Obwohl er mit dem Rücken zu mir stand schaffte er es beide rechtzeitig zu fangen. Schon wieder diese Reflexe! Ich hob eine Augenbraue. Wenigstens das Kissen hätte ihn am Kopf treffen sollen.
"Reflexe wie ein Adler", zwinkerte er mir zu.
"Was für gute Nacht?", er sah mich fragend an.
"Komm her und setz dich. Ich erzähl dir was du wissen wolltest", er ging zum Sofa und deutete auf den Platz neben sich. Ich setzte mich zögernd am Ende des Sofas hin und verschränkte die Arme.
"Sturkopf", lachte er.
"Na gut, dann eben so", er legte die Decke zur Seite und zog sein T-Shirt aus.
"H..he was soll das?", ich drehte mich beschämt um und hielt mir die Hände vor mein Gesicht.
"Was soll was?", hörte ich ihn sagen.
"Zieh es wieder an. Hast du sie noch alle?", sagte ich durch meine Hände.

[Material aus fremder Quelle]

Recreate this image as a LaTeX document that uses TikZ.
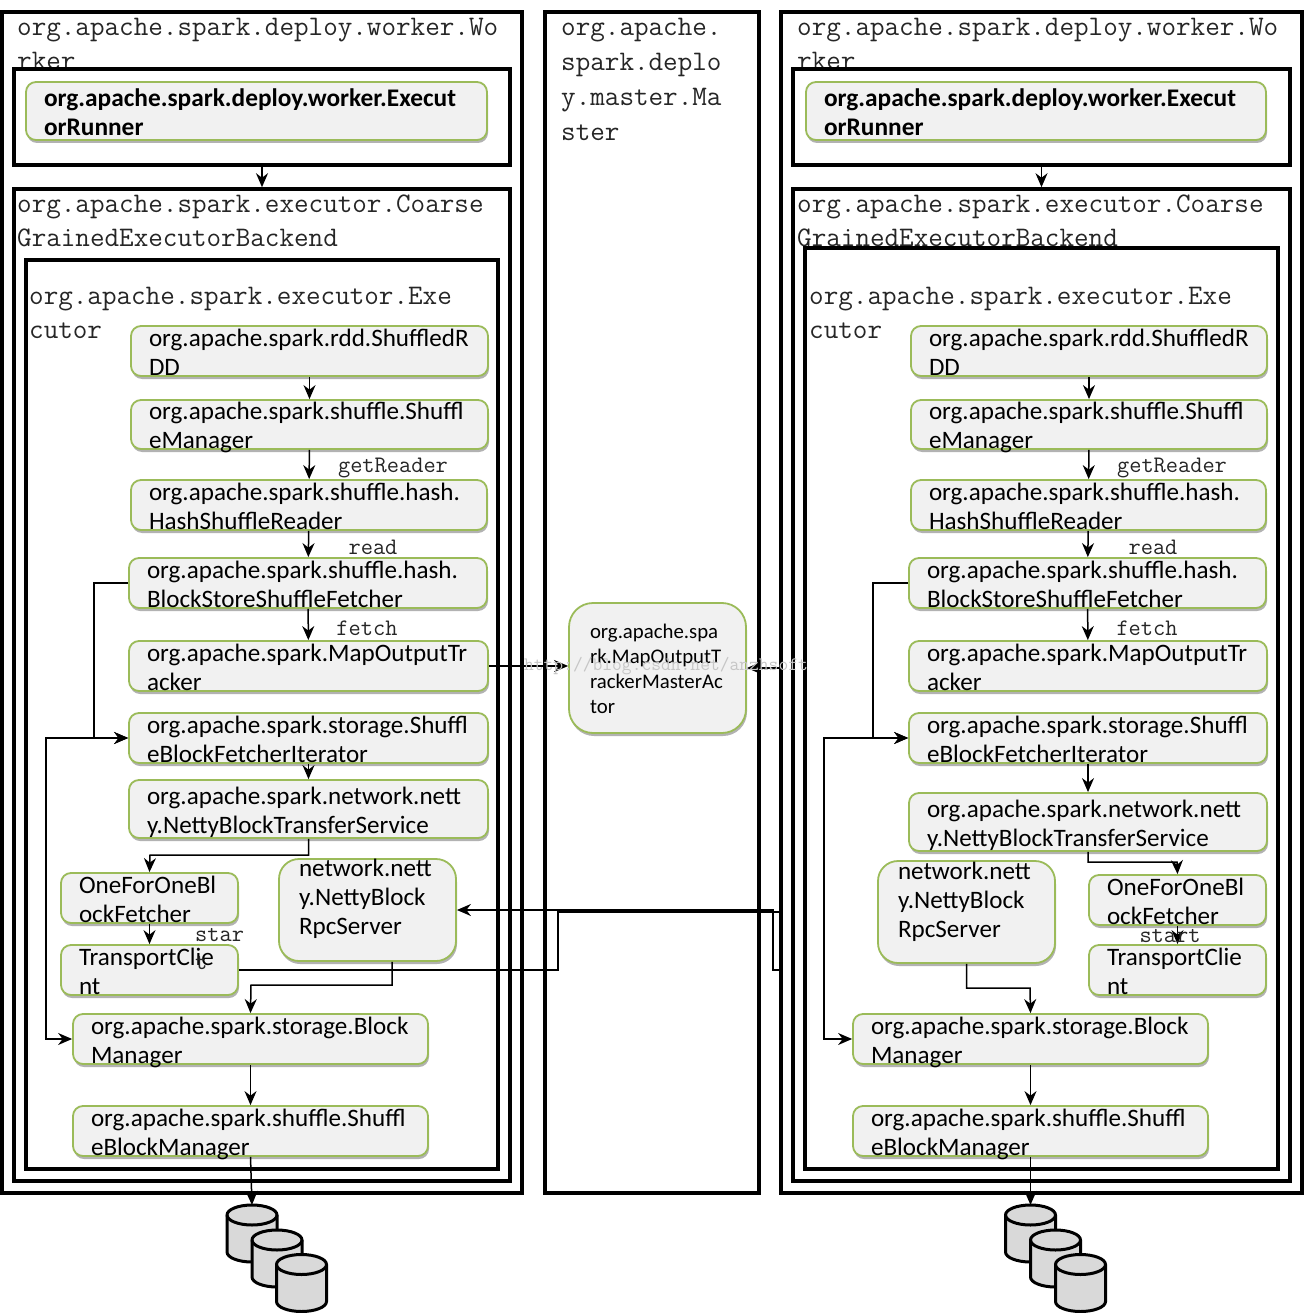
\documentclass[tikz,border=0pt]{standalone}
\usepackage{fontspec}
\setmainfont{Carlito}
\usepackage{tikz}
\usetikzlibrary{
		arrows.meta,
		positioning,
		shadows
	}
\definecolor{boxgreen}{HTML}{9BBB59}
\definecolor{boxgray}{HTML}{F1F1F1}
\definecolor{dbgray}{HTML}{D9D9D9}
\newcommand{\rows}[2][-10]{\smash{\raisebox{#1pt}{\begin{tabular}[c]{@{}l@{}}#2\end{tabular}}}}
\tikzset{
		>={Stealth[length=14pt,width=12pt]},
		frame/.style n args={2}{draw,fill=white,line width=3.6pt,inner sep=0pt,minimum width=#1,minimum height=#2},
		title/.style={anchor=north west,inner sep=0pt,align=left,text=black!85,font=\ttfamily\fontsize{28.3}{33.5}\selectfont},
		codebox/.style n args={2}{draw=boxgreen,fill=boxgray,line width=1.8pt,rounded corners=10pt,inner ysep=0pt,inner xsep=18pt,
			minimum width=#1,minimum height=#2,text width=#1-36pt,font=\fontsize{25.1}{29}\selectfont,
			drop shadow={shadow xshift=1pt,shadow yshift=-3pt,opacity=.3,fill=black}},
		rpcbox/.style={rounded corners=20pt,inner xsep=20pt,text width=137pt},
		steplabel/.style={inner sep=0pt,align=left,text=black!85,font=\ttfamily\fontsize{23.7}{28}\selectfont},
		link/.style={line width=1.5pt,line join=miter},
		disk/.pic={
			\draw[fill=dbgray,line width=3pt] (-25,-18.5) -- (-25,18.5) arc[start angle=180,end angle=360,x radius=25pt,y radius=10pt]
				-- (25,-18.5) arc[start angle=0,end angle=180,x radius=25pt,y radius=10pt] -- cycle;
			\draw[line width=3pt] (-25,-18.5) arc[start angle=180,end angle=360,x radius=25pt,y radius=10pt];
			\coordinate (-top) at (0,-28.5);
		}
	}
\begin{document}
\begin{tikzpicture}[x=1pt,y=-1pt]
          \useasboundingbox (0,0) rectangle (1314,1313);

          % left worker
          \node[frame={520}{1181}] (workerL) at (262,602.5) {};
          \node[title] (workerLtext) at (17,18.5) {org.apache.spark.deploy.worker.Wo\\rker};
          \node[frame={496}{96}] (runnerFrameL) at (262,117) {};
          \node[frame={496}{992}] (coarseL) at (262,685) {};
          \node[title] (coarseLtext) at (17,195) {org.apache.spark.executor.Coarse\\GrainedExecutorBackend};
          \node[frame={472}{909}] (execL) at (262,714.5) {};
          \node[title] (execLtext) at (29,287.5) {org.apache.spark.executor.Exe\\cutor};

          % master
          \node[frame={214}{1181}] (masterN) at (652,602.5) {};
          \node[title,font=\ttfamily\fontsize{28.3}{34.8}\selectfont] (masterNtext) at (561,18.5) {org.apache.\\spark.deplo\\y.master.Ma\\ster};

          % right worker
          \node[frame={521}{1181}] (workerR) at (1041.5,602.5) {};
          \node[title] (workerRtext) at (797,18.5) {org.apache.spark.deploy.worker.Wo\\rker};
          \node[frame={497}{96}] (runnerFrameR) at (1041.5,117) {};
          \node[frame={497}{992}] (coarseR) at (1041.5,685) {};
          \node[title] (coarseRtext) at (797,195) {org.apache.spark.executor.Coarse\\GrainedExecutorBackend};
          \node[frame={473}{921}] (execR) at (1041.5,708.5) {};
          \node[title] (execRtext) at (809,287.5) {org.apache.spark.executor.Exe\\cutor};

          % left boxes
          \node[codebox={461}{58},font=\bfseries\fontsize{25.35}{29}\selectfont] (runnerL) at (256.5,111) {\rows{org.apache.spark.deploy.worker.Execut\\orRunner}};
          \node[codebox={357}{50}] (rddL) at (309.5,351) {\rows{org.apache.spark.rdd.ShuffledR\\DD}};
          \node[codebox={357}{49}] (shufMgrL) at (309.5,424.5) {\rows{org.apache.spark.shuffle.Shuffl\\eManager}};
          \node[codebox={356}{50}] (hashL) at (309,505) {\rows{org.apache.spark.shuffle.hash.\\HashShuffleReader}};
          \node[codebox={358}{50}] (fetcherL) at (308,583) {\rows{org.apache.spark.shuffle.hash.\\BlockStoreShuffleFetcher}};
          \node[codebox={359}{50}] (mapL) at (308.5,666) {\rows{org.apache.spark.MapOutputTr\\acker}};
          \node[codebox={359}{50}] (iterL) at (308.5,738) {\rows{org.apache.spark.storage.Shuffl\\eBlockFetcherIterator}};
          \node[codebox={359}{58}] (nettyL) at (308.5,809) {\rows{org.apache.spark.network.nett\\y.NettyBlockTransferService}};
          \node[codebox={177}{50}] (oneL) at (149.5,898) {\rows{OneForOneBl\\ockFetcher}};
          \node[codebox={177}{50}] (transL) at (149.5,970) {\rows{TransportClie\\nt}};
          \node[codebox={177}{102},rpcbox] (rpcL) at (367.5,910) {\rows[4]{network.nett\\y.NettyBlock\\RpcServer}};
          \node[codebox={355}{50}] (blockL) at (250.5,1039) {\rows{org.apache.spark.storage.Block\\Manager}};
          \node[codebox={355}{50}] (shufBlockL) at (250.5,1131) {\rows{org.apache.spark.shuffle.Shuffl\\eBlockManager}};

          % tracker
          \node[codebox={177}{130},rounded corners=24pt,inner xsep=21pt,text width=135pt,font=\fontsize{20.8}{25}\selectfont] (tracker) at (657.5,668) {\rows[-8]{org.apache.spa\\rk.MapOutputT\\rackerMasterAc\\tor}};

          % right boxes
          \node[codebox={460}{58},font=\bfseries\fontsize{25.35}{29}\selectfont] (runnerR) at (1036,111) {\rows{org.apache.spark.deploy.worker.Execut\\orRunner}};
          \node[codebox={356}{50}] (rddR) at (1089,351) {\rows{org.apache.spark.rdd.ShuffledR\\DD}};
          \node[codebox={356}{49}] (shufMgrR) at (1089,424.5) {\rows{org.apache.spark.shuffle.Shuffl\\eManager}};
          \node[codebox={355}{50}] (hashR) at (1088.5,505) {\rows{org.apache.spark.shuffle.hash.\\HashShuffleReader}};
          \node[codebox={357}{50}] (fetcherR) at (1087.5,583) {\rows{org.apache.spark.shuffle.hash.\\BlockStoreShuffleFetcher}};
          \node[codebox={358}{50}] (mapR) at (1088,666) {\rows{org.apache.spark.MapOutputTr\\acker}};
          \node[codebox={358}{50}] (iterR) at (1088,738) {\rows{org.apache.spark.storage.Shuffl\\eBlockFetcherIterator}};
          \node[codebox={358}{58}] (nettyR) at (1088,822) {\rows{org.apache.spark.network.nett\\y.NettyBlockTransferService}};
          \node[codebox={177}{102},rpcbox] (rpcR) at (966.5,912) {\rows[3]{network.nett\\y.NettyBlock\\RpcServer}};
          \node[codebox={177}{50}] (oneR) at (1177.5,900) {\rows{OneForOneBl\\ockFetcher}};
          \node[codebox={177}{50}] (transR) at (1177.5,970) {\rows{TransportClie\\nt}};
          \node[codebox={355}{50}] (blockR) at (1030.5,1039) {\rows{org.apache.spark.storage.Block\\Manager}};
          \node[codebox={355}{50}] (shufBlockR) at (1030.5,1131) {\rows{org.apache.spark.shuffle.Shuffl\\eBlockManager}};

          % disks
          \pic (dbLa) at (252,1233.5) {disk};
          \pic (dbLb) at (277,1258.5) {disk};
          \pic (dbLc) at (301.5,1283) {disk};
          \pic (dbRa) at (1030.5,1233.5) {disk};
          \pic (dbRb) at (1055.5,1258.5) {disk};
          \pic (dbRc) at (1080.5,1283) {disk};

          % bends
          \coordinate (bendNettyL) at (150,855);
          \coordinate (bendRpcL) at (251,985);
          \coordinate (bendNettyR) at (1177,862);
          \coordinate (bendRpcR) at (1030,988);
          \coordinate (loopFetchL) at (94,660);
          \coordinate (loopIterL) at (46,900);
          \coordinate (loopFetchR) at (873,660);
          \coordinate (loopIterR) at (824,900);
          \coordinate (crossA) at (558,912);
          \coordinate (crossB) at (773,910);

          % left links
          \draw[link,->] (runnerFrameL) -- (coarseL);
          \draw[link,->] (rddL) -- (shufMgrL);
          \draw[link,->] (shufMgrL) -- (hashL);
          \draw[link,->] (hashL) -- (fetcherL);
          \draw[link,->] (fetcherL) -- (mapL);
          \draw[link,->] (iterL) -- (nettyL);
          \draw[link,->] (nettyL.south) |- (bendNettyL) -- (oneL.north);
          \draw[link,->] (oneL) -- (transL);
          \draw[link,->] (fetcherL.west) -| (loopFetchL) |- (iterL.west);
          \draw[link,<->] (iterL.west) -| (loopIterL) |- (blockL.west);
          \draw[link,->] ([xshift=24.5pt]rpcL.south) |- (bendRpcL) -- (blockL.north);
          \draw[link,->] (blockL) -- (shufBlockL);
          \draw[link,->] (shufBlockL.south) -- (dbLa-top);

          % right links
          \draw[link,->] (runnerFrameR) -- (coarseR);
          \draw[link,->] (rddR) -- (shufMgrR);
          \draw[link,->] (shufMgrR) -- (hashR);
          \draw[link,->] (hashR) -- (fetcherR);
          \draw[link,->] (fetcherR) -- (mapR);
          \draw[link,->] (iterR) -- (nettyR);
          \draw[link,->] (nettyR.south) |- (bendNettyR) -- (oneR.north);
          \draw[link,->] (oneR) -- (transR);
          \draw[link,->] (fetcherR.west) -| (loopFetchR) |- (iterR.west);
          \draw[link,<->] (iterR.west) -| (loopIterR) |- (blockR.west);
          \draw[link,->] (rpcR.south) |- (bendRpcR) -- (blockR.north);
          \draw[link,->] (blockR) -- (shufBlockR);
          \draw[link,->] (shufBlockR.south) -- (dbRa-top);

          % across the frames
          \draw[link,->] (mapL.east) -- (mapL.east -| tracker.west);
          \draw[link,->] (tracker.east -| workerR.west) -- (tracker.east);
          \draw[link] (transL.east) -| (crossA) -- (crossA -| workerR.west);
          \draw[link,->] (transL.east -| workerR.west) -| (crossB) -- (rpcL.east);

          % step labels
          \node[steplabel] (getReaderL) at (393,468) {getReader};
          \node[steplabel] (readL) at (373,547) {read};
          \node[steplabel] (fetchL) at (367,628) {fetch};
          \node[steplabel,anchor=north west] (startL) at (195,928) {star\\t};
          \node[steplabel] (getReaderR) at (1172,468) {getReader};
          \node[steplabel] (readR) at (1153,547) {read};
          \node[steplabel] (fetchR) at (1147,628) {fetch};
          \node[steplabel] (startR) at (1170,936) {start};

          \node[inner sep=0pt,text=gray!45,font=\ttfamily\fontsize{19}{19}\selectfont] (watermark) at (666,666) {http://blog.csdn.net/anzhsoft};

          \end{tikzpicture}
\end{document}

"Okay okay", einen Moment herrschte Stille.
"So, geht wieder". Ich drehte mich um und sah ihn immer noch oberkörperfrei sitzen. Ein breites Grinsen erstreckte sich über sein Gesicht.

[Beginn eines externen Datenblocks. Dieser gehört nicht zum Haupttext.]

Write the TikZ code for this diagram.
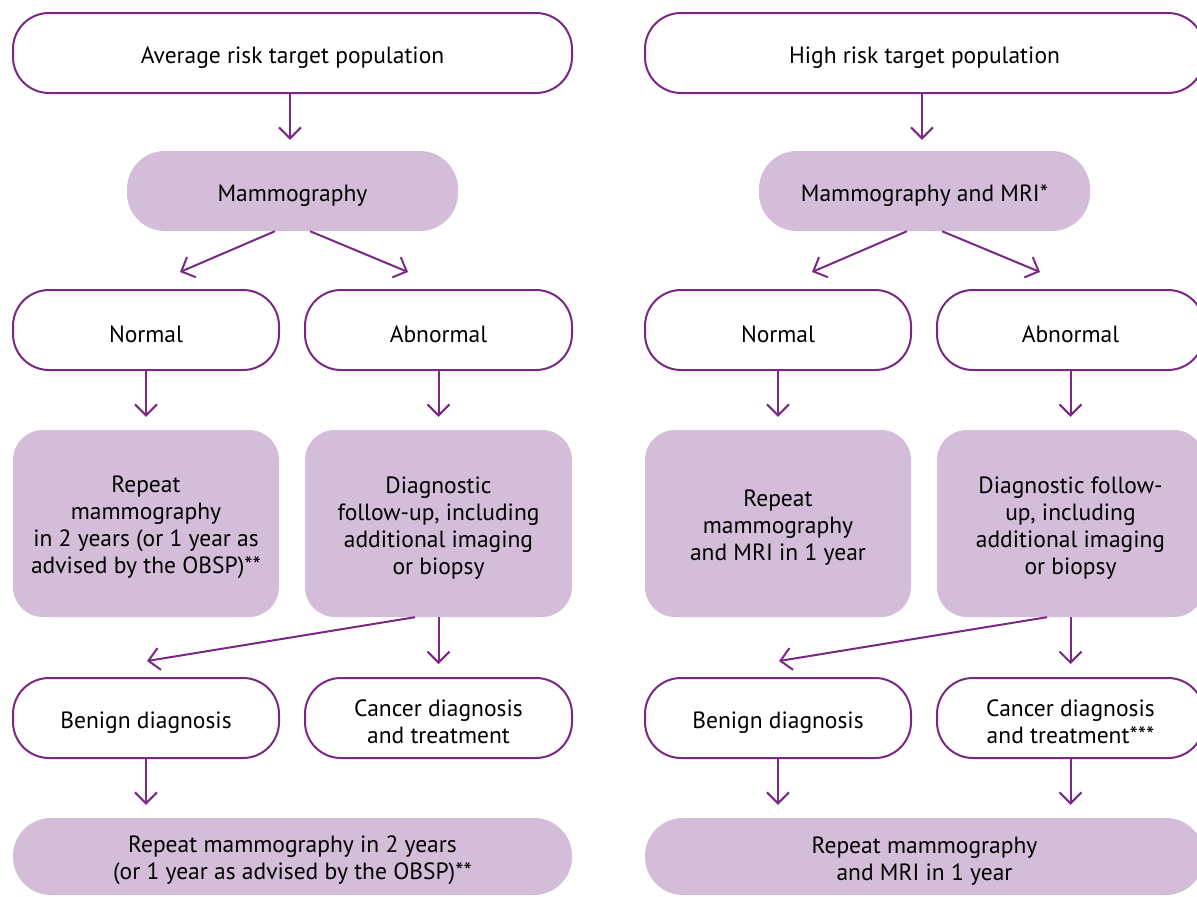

"Was soll das?!", fauchte ich ihn an.
"Mir ist heiß okay. Wir haben Hochsommer, also lass mich. Versuch es einfach auszublenden", meinte er, während er seine Hand auf seinem Bauch platzierte und sich zurücklehnte.
'Klar, ausblenden. Ist ja kaum wahrnehmbar', dachte ich mir und verdrehte die Augen.

Aaron:
Natürlich hätte ich mein T-Shirt wieder anziehen können aber es war amüsant zu sehen wie ihre Wangen rot anliefen. Dank ihrer porzellanweißen Haut schoss ihr die Röte nach wenigen Sekunden schon ins Gesicht und verriet, dass sie sich schämte. Das machte sie natürlich noch attraktiver. Ich biss mir unbewusst auf die Unterlippe als ich ihre Lippen ansah. Sie schaltete den Fernseher ein und wandte ihren Blick von mir ab. Sie hatte meine Geste bestimmt deuten können.
"Alexa mach das Licht im Wohnzimmer aus", das Licht ging aus und sie zog ihre Beine an. Sie legte ihre Arme auf ihre Knie und stützte ihr Kinn darauf ab. So sah sie wortlos in den Fernseher.
"Also erzähl", unterbrach sie die Stille, während sie weiter in den stummen Fernseher schaute. Ich hatte zwar wahrgenommen was sie sagte, aber es fiel mir schwer ihr eine Antwort zu geben, da ich mich beherrschen musste sie nicht anzufassen.
"Hallo?", sie sah mich mit gehobener Augenbraue an.
"Was willst du wissen?", fragte ich und legte meine Beine hoch, sodass sie sie fast berührten. 'Ein Glück, dass ich so groß bin und dein Sofa so klein', grinste ich in mich hinein. Sie rückte automatisch ein Stück weg, als ob sie mich nicht berühren wollte. Ich verdrehte die Augen.
"Süße, ich bin nicht giftig".
"Wer weiß", antwortete sie. Ich musste lachen. 'Was für ein Sturkopf'.
"Wieso bist du dann hier gemeldet, wenn du nicht hier wohnst?", fragte sie aus dem Nichts. 'Scheiße. Sie hatte meine Akte'. Mein Herz fing an schneller zu schlagen. Jetzt durfte mir nichts falsches ausrutschen.
"War so abgemacht", sagte ich knapp und sah zum Fernseher. Ich spürte ihren durchdringlichen Blick.
"Mit wem abgemacht?", hakte sie nach.
"Helen. Lange Geschichte", ich sah zu ihr.
"Sehr sehr lange Geschichte", fügte ich hinzu. Ich wollte sie nicht anlügen. Auch wenn ich es bei allen anderen musste. Bei ihr nicht. Bei ihr konnte ich das nicht. Sie drehte sich zu mir und sah mich gespannt an.
"Ich hab morgen frei, also hab ich Zeit", sie legte ihren Kopf leicht schief und sah mich erwartungsvoll durch ihre kastanienbraunen Augen an.